Ana Pinho deixou, aliás, vários alertas aos deputados, para não estarem a redigir uma Lei de Bases que possa pôr em causa disposições que já estejam em vigor noutros diplomas legislativos, como a Lei de Bases gerais da política pública de solos, de ordenamento do território e de urbanismo, ou diplomas que a própria assembleia já tinha redigido e trabalhado, como os de protecção ao despejo, na área da habitação, ou, em outras áreas, como o do turismo, quando regulamentaram o Alojamento Local. Em resposta ao PSD, que quis frisar a dissonância que alegam existir entre o Governo e o próprio PS, ao apresentarem um projecto como o Direito Real de Habitação Duradoura, à margem de tudo e de todos, Ana Pinho frisou que se trata de uma matéria que “é claramente competência do Governo”. No entanto, uma vez pretende melhorar o documento “ouvindo toda a gente”, o Governo decidiu colocá-lo em consulta pública.

A secretária de Estado da Habitação pediu ainda aos deputados que ajudassem a resolver algumas indefinições, como, por exemplo, o que é uma “habitação alternativa condigna”. “Uma família com carências habitacionais ser alojada na casa de um familiar que tem assoalhadas disponíveis é uma alternativa, ou não? Esse tipo de conceitos é que seria útil ficarem definidos numa Lei de Bases”, exortou.

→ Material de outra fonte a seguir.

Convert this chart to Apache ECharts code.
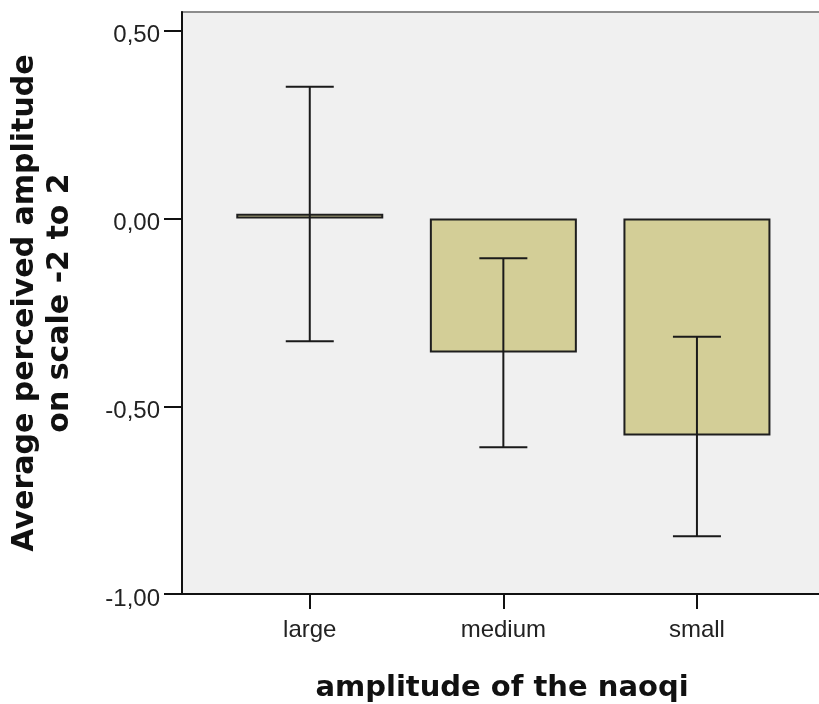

Um outro conceito em que os partidos de esquerda parecem estar de acordo é na necessidade de construir uma Lei de Bases da Habitação que não tenha em mente apenas os problemas habitacionais dos mais carenciados, mas sim todas as franjas da população, para que o papel do Estado, seja da administração central e local, vá mais além da gestão de bairros socais. O levantamento que detectou carências habitacionais em mais de 27 mil famílias já está ultrapassado, admitiu a governante, dado que são muitas mais as famílias que estão em lista de espera com dificuldades em suportar os preços actualmente pedidos pelo mercado.

Estão em discussão três propostas de Lei de Bases e nas próximas duas semanas os partidos deverão fazer as suas propostas de alteração, antes de ser votado, em Comissão, um texto final para subir depois a plenário. O objectivo inicial era aprovar esse texto a tempo do 25 de Abril.